LG – Que faut-il attendre de la justice, alors ?
Me CL – Même si on attend davantage de la justice, il ne faut pas dénoncer uniquement ce qui est négatif. Il faut reconnaître une plus grande écoute, un plus grand investissement des magistrats sur la question animale. Jamais assez selon nous cependant. En effet, la maltraitance à l’égard des animaux n’est pas anecdotique ou sans conséquence, elle signe un comportement de dangerosité sociale, d’envie de s’attaquer aux plus faibles, à ceux qui n’ont pas les moyens de se défendre. Ces actes doivent être appréciés à une plus juste valeur. Ce n’est pas rien de s’en prendre à un animal.
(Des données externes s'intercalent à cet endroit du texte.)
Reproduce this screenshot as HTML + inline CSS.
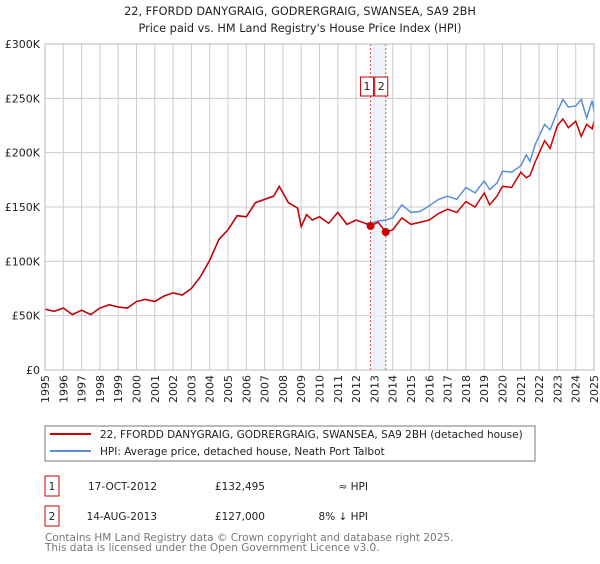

Les associations et Fondations réalisent, au quotidien, un fantastique travail pour déposer plainte, réunir les éléments, accueillir les animaux maltraités dans leurs structures le temps de l’enquête à la demande du Procureur. Il faut ensuite que la justice passe, et passe fort pour décourager et dissuader la réitération. La justice a un rôle protecteur à jouer.
LG – Actuellement en France, les avocats spécialisés en droit animalier sont-ils nombreux ?
Me CL – Stricto sensu, la mention de spécialisation « droit animalier ou protection des animaux » n’existe pas. Donc aucun avocat ne peut se revendiquer « spécialisé » en droit animalier. Mais bien sûr les avocats qui, au quotidien, travaillent avec les associations de protection animale sur ce sujet, ont développé une expertise précise sur ces thèmes. En qualité d’auxiliaire de justice, il est important que l’avocat puisse rechercher tous les éléments de faits et de droit qui permettront au magistrat d’appliquer le plus fidèlement possible les sanctions au regard des faits poursuivis.
Propos recueillis par La Griffe
(1) Il s’agit essentiellement là d’animaux dits de compagnie ou d’animaux de rente, c’est-à-dire destinés à la consommation. Sont concernés par la loi sur les actes de maltraitance ou les sévices et actes de cruauté également les animaux sauvages tenus en captivité. Mais ces lois protectrices ne s’appliquent pas lorsqu’il s’agit d’animaux sauvages libres.
(2) Direction départementale de la Protection des populations.